Changement climatique: la CEDH rend des décisions très attendues

L'eurodéputé Damien Carême à Villepinte, au nord-ouest de Paris, le 16 mars 2024 (Bertrand GUAY)
L'eurodéputé Damien Carême à Villepinte, au nord-ouest de Paris, le 16 mars 2024 (Bertrand GUAY)

Les Etats en font-ils assez face au changement climatique ? La Cour européenne des droits de l'Homme (CEDH) se prononce mardi dans des décisions très attendues car susceptibles de contraindre les Etats à redoubler d'efforts.

Plusieurs heures avant ces arrêts à 10H30 (08H30 GMT), des dizaines de personnes étaient rassemblées sous le ciel gris de Strasbourg devant la Cour, dont la jeune militante écologiste suédoise Greta Thunberg.

"La justice climatique est un droit de l'Homme", proclame en anglais une banderole bleue tenue par des dames aux cheveux blancs, membres de l'organisation suisse des "Aînées pour la protection du climat".

"J'ai 82 ans et je ne verrai pas les effets des décisions rendues aujourd'hui. Il faut que les politiques changent et ça prendra du temps", déclare Bruna Molinari, membre de l'association helvétique.

Sollicitée par des particuliers reprochant à des pays dont la France, la Suisse et le Portugal, leur manque d'action contre l'urgence climatique, la Cour doit s'exprimer dans trois affaires distinctes.

La première est portée par les "Aînées pour la protection du climat" (2.500 femmes âgées de 73 ans en moyenne) et quatre de ses membres qui ont développé en plus des requêtes individuelles. Elles dénoncent des "manquements des autorités suisses pour atténuer les effets du changement climatique" qui, selon elles, ont des conséquences négatives sur leurs conditions de vie et leur santé.

Un second dossier est à l'initiative de l'eurodéputé français (ex-EELV) Damien Carême.
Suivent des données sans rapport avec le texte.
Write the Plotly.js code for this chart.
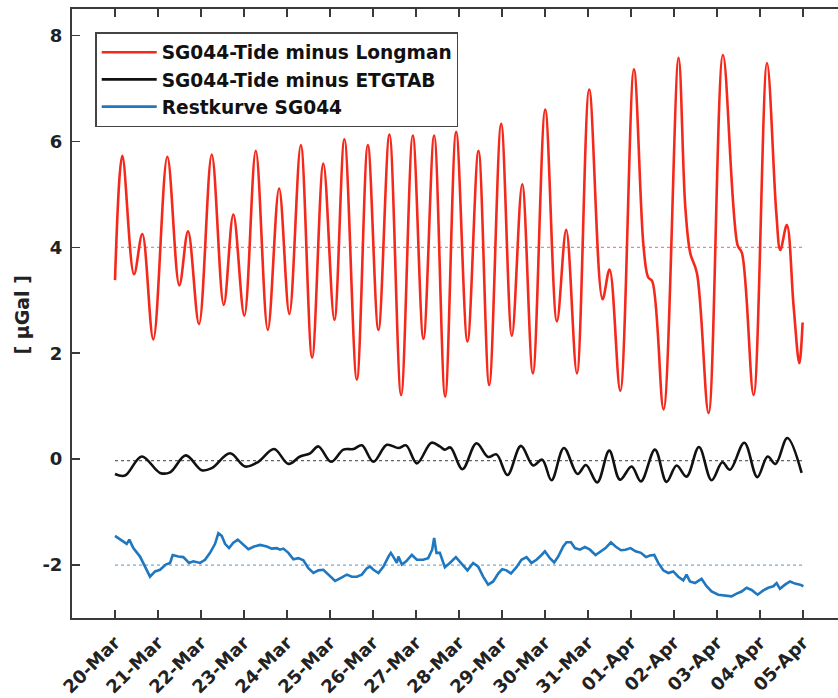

Cet ancien maire de Grande-Synthe (Nord), attaque les "carences" de l'Etat français, estimant notamment qu'elles font peser sur la ville, littorale de la mer du Nord, un risque de submersion.

- "Tous touchés" -

En 2019, il avait déjà, en son nom propre et en tant que maire, saisi le Conseil d'Etat pour "inaction climatique". La plus haute juridiction administrative avait donné raison à la commune, mais avait rejeté sa demande individuelle, l'amenant donc à saisir la CEDH.

"Voir ma ville submergée dans 30 ans est insupportable", justifie Damien Carême, expliquant vouloir "en finir avec la léthargie" et "le refus d'agir de l'État".

La troisième affaire est soutenue par un collectif de six Portugais âgés de 12 à 24 ans, mobilisés après les terribles incendies qui ont ravagé leur pays en 2017.

Leur requête est dirigée non seulement contre leur pays, mais également contre tous les Etats de l'UE, ainsi que la Norvège, la Suisse, la Turquie, le Royaume-Uni et la Russie, soit 32 pays au total.

"Ces trois affaires, intentées par des personnes âgées de 12 ans à plus de 80 ans, montrent que nous sommes tous touchés par la crise climatique", souligne la Portugaise Catarina dos Santos Mota, 23 ans.

Les décisions attendues sont inédites: la CEDH ne s'est jamais prononcée sur la responsabilité des Etats en matière d'action contre le changement climatique.

- "Un tournant" -

La position de la cour "peut marquer un tournant dans la lutte pour un avenir vivable", assure l'avocat Gerry Liston, de l'ONG Global Legal Action Network (GLAN). "Une victoire dans l'une des trois affaires pourrait constituer pour l'Europe l'évolution juridique la plus significative sur le changement climatique depuis la signature de l'Accord de Paris en 2015".

Les signataires s'étaient alors engagés à limiter le réchauffement de la planète "bien en deçà" de 2 degrés depuis l'époque préindustrielle (1850-1900), et de 1,5 degré si possible.

Avec un nouveau record de températures en mars, les 12 derniers mois ont été les plus chauds jamais enregistrés dans le monde, 1,58 degré de plus que dans le climat de la planète au XIXe siècle, a justement annoncé mardi l'observatoire européen Copernicus.

La CEDH devra dire si les Etats visés ont enfreint la Convention européenne des droits de l'Homme, en particulier le "droit à la vie" (article 2) et le "droit au respect de la vie privée et familiale" (article 8), en ne luttant pas suffisamment contre le réchauffement climatique.

La Cour ne statuera sur le fond de ces affaires qu'à la condition d'avoir d'abord jugé qu'elles respectent les conditions de recevabilité, dont l'épuisement de tous les recours au niveau national. Une démarche non suivie par les Portugais, qui ont invoqué l'urgence climatique pour saisir directement la juridiction européenne.